Our key idea for separating occluded objects in an image is to map each putative detection to a point in a latent space. In this latent space, detections belonging to the same physical object form a tight cluster; detections that are nearby in the image plane, but belong to diﬀerent physical objects, are pushed far apart. The compuation of SG-Embedding is described in our paper.
SG-NMS ﬁrst selects the box with the highest detection score as the pivot box. For each of the remaining boxes, its IoU with the pivot box is denoted by $\tau$, and the box will be kept if the $\tau < N_t$. When $\tau > N_t$ , SG-NMS checks the distance between its SGE and the SGEof the pivot box. If the distance is larger than $\Phi(\tau)$, the box will also be kept. Here $\Phi(\cdot)$ is a monotonically increasing function, which means that, as $\tau$ increases, a larger distance is required to keep it.

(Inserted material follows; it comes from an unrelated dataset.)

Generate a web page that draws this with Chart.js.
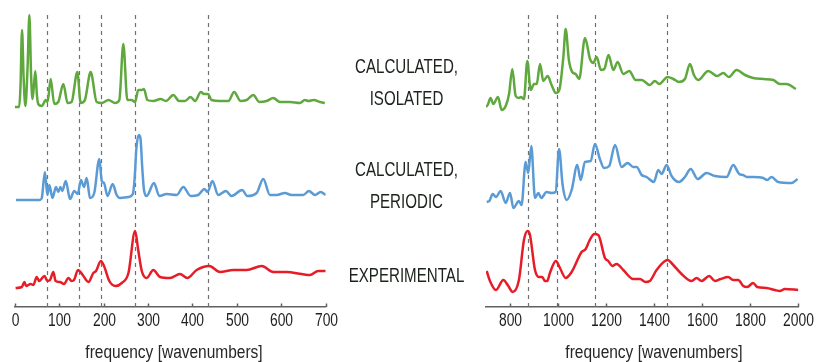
<!DOCTYPE html>
<html>
<head>
<meta charset="utf-8">
<script src="https://cdn.jsdelivr.net/npm/chart.js@4.4.1/dist/chart.umd.min.js"></script>
<style>
  body { margin: 0; background: #fff; width: 816px; height: 362px; position: relative; overflow: hidden;
         font-family: 'Liberation Sans', Arial, sans-serif; }
  #left { position: absolute; left: 0; top: 0; width: 345px; height: 362px; }
  #right { position: absolute; left: 466px; top: 0; width: 350px; height: 362px; }
  .lbl { position: absolute; left: 306px; width: 201px; text-align: center; font-size: 21px;
         line-height: 32px; color: #1c221c; transform: scaleX(0.72); }
  .axt { position: absolute; width: 260px; text-align: center; font-size: 18px; line-height: 20px;
         top: 342px; color: #262626; transform: scaleX(0.86); }
</style>
</head>
<body>
<div id="left"><canvas id="lowChart"></canvas></div>
<div id="right"><canvas id="highChart"></canvas></div>
<div class="lbl" style="top:50px">CALCULATED,<br>ISOLATED</div>
<div class="lbl" style="top:153px">CALCULATED,<br>PERIODIC</div>
<div class="lbl" style="top:259px">EXPERIMENTAL</div>
<div class="axt" style="left:44px">frequency [wavenumbers]</div>
<div class="axt" style="left:524px">frequency [wavenumbers]</div>

<script>
// tick labels
const lowTicks = [0, 100, 200, 300, 400, 500, 600, 700];
const highTicks = [800, 1000, 1200, 1400, 1600, 1800, 2000];

// dashed reference frequencies
const lowMarks = [72, 144, 195, 271, 435];
const highMarks = [875, 995, 1155, 1455];

// vertical offset of each trace (stacked spectra)
const offsetIsolated = 200;
const offsetPeriodic = 107;
const offsetExperimental = 19;

// [frequency, intensity]
const isolatedLow = [[0,0],[10,0],[13,20],[16.5,77],[20,30],[24,1],[29,40],[33,92],[37,30],[40,8],[43,20],[46.5,36],[50,12],[53,3],[61,1],[70,7],[74,5],[81,28],[89,3],[98,5],[109.5,23],[119,4],[128,5],[141,35],[148.5,4],[158,7],[171,35],[184.5,5],[196,4],[211,7],[226,4],[235.5,7],[244.5,63],[253.5,7],[263,7],[271,5],[278,17],[286,17],[291,18],[298.5,7],[312,6],[328.5,8],[340.5,6],[357,12],[370,6],[383,6],[396,10],[406,6],[419,15],[426,13],[435,13],[443,7],[462,6],[481,6],[494,15],[508.5,6],[522,7],[537,12],[550.5,5],[567,6],[582,9],[597,5],[619.5,5],[642,4],[653,7],[661,6],[673.5,7],[687,5],[698,4]];
const periodicLow = [[3,0],[57,0],[61,2],[68,28],[73.5,5],[78,15],[85,2],[93,13],[98,8],[103,13],[107,9],[115,19],[124.5,1],[134,9],[142,6],[149,20],[156,13],[162,22],[169.5,2],[179,7],[190.5,41],[196,19],[201,17],[209,4],[220.5,16],[229.5,5],[237,2],[256,3],[266,6],[270,22],[274,52],[279,65],[283,62],[287,33],[291,10],[297,4],[313.5,17],[325.5,4],[342,6],[364.5,5],[379.5,13],[396,4],[413,5],[427,11],[434,8],[445,19],[458,5],[475.5,9],[488,4],[512,10],[523.5,4],[544.5,7],[559.5,21],[574.5,5],[589.5,5],[608,7],[623,5],[642,5],[649.5,5],[662,9],[676,5],[688.5,8],[700,5]];
const experimentalLow = [[2,0],[16,1],[22,6],[25.5,2],[36,4],[42,3],[49.5,11],[55,7],[67,12],[73.5,7],[79.5,8],[87,16],[92,7],[102,6],[111,4],[121,10],[128,7],[133.5,8],[142.5,18],[153,13],[166,6],[177,15],[183,17],[194,27],[201,22],[213,7],[227,2],[241,5],[256,15],[271,57],[278,38],[286,17],[297,10],[312,18],[327,11],[349.5,10],[372,14],[388.5,10],[409.5,18],[438,22],[462,16],[492,18],[522,18],[556,22],[582,16],[612,16],[646,14],[664.5,13],[683,17],[700,17]];

const isolatedHigh = [[700,0],[707,2],[719,9],[730.5,3],[750,10],[765,-3],[782,1],[796,13],[809.5,38],[823.5,11],[837,9],[845,10],[858,8],[872,46],[886,17],[900,23],[911,23],[925,43],[938.5,26],[956.5,31],[973,22],[991,14],[1005,17],[1022,50],[1031.5,78],[1045,47],[1059,35],[1073,33],[1088,28],[1112,69],[1133,48],[1146.5,44],[1160.5,50],[1178.5,37],[1192.5,38],[1210,52],[1230,37],[1248,45],[1271.5,33],[1296.5,36],[1323,27],[1348,27],[1382,22],[1403,26],[1421,23],[1456,30],[1479.5,28],[1503,25],[1528,28],[1549,43],[1565.5,32],[1583.5,27],[1625,36],[1662.5,31],[1687.5,34],[1711,30],[1743,37],[1778,32],[1812,29],[1854,28],[1896,27],[1923,23],[1951,23],[1990,18]];
const periodicHigh = [[703,-2],[714,-1],[728,6],[741.5,3],[761,9],[782,-3],[800,7],[814,-8],[837,-1],[848,-5],[865,38],[876,27],[888.5,54],[904,2],[918,7],[930,2],[952,8],[973,7],[990,8],[1004,51],[1019,15],[1036,0],[1056.5,10],[1080,35],[1094,20],[1112,38],[1135.5,39],[1153.5,56],[1174,41],[1191,32],[1213,34],[1237,55],[1264.5,33],[1289.5,37],[1313,33],[1327,33],[1348,25],[1368.5,23],[1399,18],[1417,30],[1431,26],[1452,35],[1472.5,24],[1503,18],[1528,23],[1552,31],[1581,21],[1618,27],[1653,24],[1701.5,23],[1729,35],[1754,26],[1770,25],[1787.5,23],[1812,23],[1854,22],[1870.5,20],[1888.5,23],[1916.5,18],[1972,17],[1997,21]];
const experimentalHigh = [[703,17],[716.5,7],[741.5,-2],[772,8],[793,2],[811,-4],[837,8],[858,48],[873,57],[883,53],[904,18],[920.5,11],[934,11],[945.5,7],[955,7],[966,15],[991,27],[1008,20],[1031.5,10],[1056.5,16],[1098,36],[1115,39],[1130,47],[1151,54],[1167.5,53],[1195,30],[1209,27],[1225.5,22],[1243.5,24],[1271.5,18],[1313,9],[1341,9],[1364,6],[1382,7],[1410,18],[1456,28],[1479.5,23],[1510,15],[1556,7],[1576.5,10],[1597.5,7],[1629,12],[1653,7],[1676.5,9],[1708,11],[1729,8],[1750,8],[1771,2],[1787.5,1],[1812,5],[1829,1],[1868,0],[1902.5,-2],[1923,-3],[1944,-1],[2000,-2]];

const GREEN = '#5fa83e';
const BLUE = '#5b9bd5';
const RED = '#e61c27';
const AXIS = '#606060';

// dashed vertical guides, drawn behind the traces
const dashedLines = {
    id: 'dashedLines',
    beforeDatasetsDraw(chart, args, opts) {
        const ctx = chart.ctx;
        const area = chart.chartArea;
        const x = chart.scales.x;
        ctx.save();
        ctx.strokeStyle = '#707070';
        ctx.lineWidth = 1.2;
        ctx.setLineDash([4, 4]);
        opts.marks.forEach(function(v){
            const px = Math.round(x.getPixelForValue(v)) + 0.5;
            ctx.beginPath();
            ctx.moveTo(px, area.top + 5);
            ctx.lineTo(px, area.bottom);
            ctx.stroke();
        });
        ctx.restore();
    }
};

// inward tick marks and narrow tick labels under the axis
const narrowTicks = {
    id: 'narrowTicks',
    afterDraw(chart, args, opts) {
        const ctx = chart.ctx;
        const x = chart.scales.x;
        const y0 = chart.chartArea.bottom;
        ctx.save();
        ctx.strokeStyle = AXIS;
        ctx.lineWidth = 1.5;
        ctx.fillStyle = '#1e1e1e';
        ctx.font = "18px 'Liberation Sans', Arial, sans-serif";
        ctx.textAlign = 'center';
        ctx.textBaseline = 'middle';
        opts.ticks.forEach(function(v){
            const px = Math.round(x.getPixelForValue(v)) + 0.5;
            ctx.beginPath();
            ctx.moveTo(px, y0);
            ctx.lineTo(px, y0 - 3.5);
            ctx.stroke();
            ctx.save();
            ctx.translate(px, y0 + 14);
            ctx.scale(0.77, 1);
            ctx.fillText(String(v), 0, 0);
            ctx.restore();
        });
        ctx.restore();
    }
};

function trace(points, offset, color){
    return {
        data: points.map(p => ({x: p[0], y: p[1] + offset})),
        borderColor: color,
        borderWidth: 2.5,
        pointRadius: 0,
        fill: false,
        cubicInterpolationMode: 'monotone'
    };
}

function makeChart(id, sets, xmin, xmax, ticks, marks, padLeft, padRight){
    return new Chart(document.getElementById(id), {
        type: 'line',
        data: { datasets: sets },
        options: {
            responsive: true,
            maintainAspectRatio: false,
            animation: false,
            layout: { padding: { left: padLeft, right: padRight, top: 10, bottom: 55 } },
            plugins: {
                legend: { display: false },
                tooltip: { enabled: false },
                dashedLines: { marks: marks },
                narrowTicks: { ticks: ticks }
            },
            scales: {
                x: {
                    type: 'linear',
                    min: xmin,
                    max: xmax,
                    border: { display: true, color: AXIS, width: 1.5 },
                    grid: { display: false, drawTicks: false, tickLength: 0 },
                    ticks: { display: false, padding: 0 }
                },
                y: { display: false, min: 0, max: 297 }
            }
        },
        plugins: [dashedLines, narrowTicks]
    });
}

makeChart('lowChart', [
    trace(isolatedLow, offsetIsolated, GREEN),
    trace(periodicLow, offsetPeriodic, BLUE),
    trace(experimentalLow, offsetExperimental, RED)
], 0, 700, lowTicks, lowMarks, 14.7, 19.3);

makeChart('highChart', [
    trace(isolatedHigh, offsetIsolated, GREEN),
    trace(periodicHigh, offsetPeriodic, BLUE),
    trace(experimentalHigh, offsetExperimental, RED)
], 700, 2000, highTicks, highMarks, 20, 17.7);
</script>
</body>
</html>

Intuitively, the SG-NMS compare not only the IoU between boxes but also whether they belong to the same object (indicated by the SG-Embedding distance)In the following example, although box B and C shares a large IoU, the distance between their SG-Embedding is large, and they belong to different objects and will not suppress each other. However, box A and B have a large IoU and their SG-Embedding distance is small, so they belongs to the same object and the SG-NMS would suppress one of them whoever has the lower detection score.
In order to compute SGEs that can capture the diﬀerence between geometric features of boxes belonging to diﬀerent objects, we need to align extracted semantic features strictly with the reﬁned boxes after bounding box regression. However, this cannot be achieved by normal two-stage CNN-based object detectors where the pooled feature is aligned with the RoI instead of the reﬁned box because of the bounding-box regression.
To address this problem, we propose Serial R-FCN. In Serial R-FCN, the classiﬁcation head along with the SG module is placed after the classagnostic bounding box regression head; thus, the whole pipeline becomes a serial structure. The classiﬁcation head and the SG module use the reﬁned boxes for feature extraction rather than the RoIs. Thus, the pooled features are strictly aligned with the reﬁned boxes.
All heads share a similar architecture. The feature map computed by the backbone network is processed by two branches to yield two score maps. Then a Position Sensitive RoI-Pooling is applied to produce two grids of $k^2$ position-sensitive scores – a task-speciﬁc score and an attention score. A softmax operation transforms the attention score into a discrete distribution over the $k^2$ grids. Finally the $k^2$ task scores are aggregated by the attention distribution to yield the final output scores.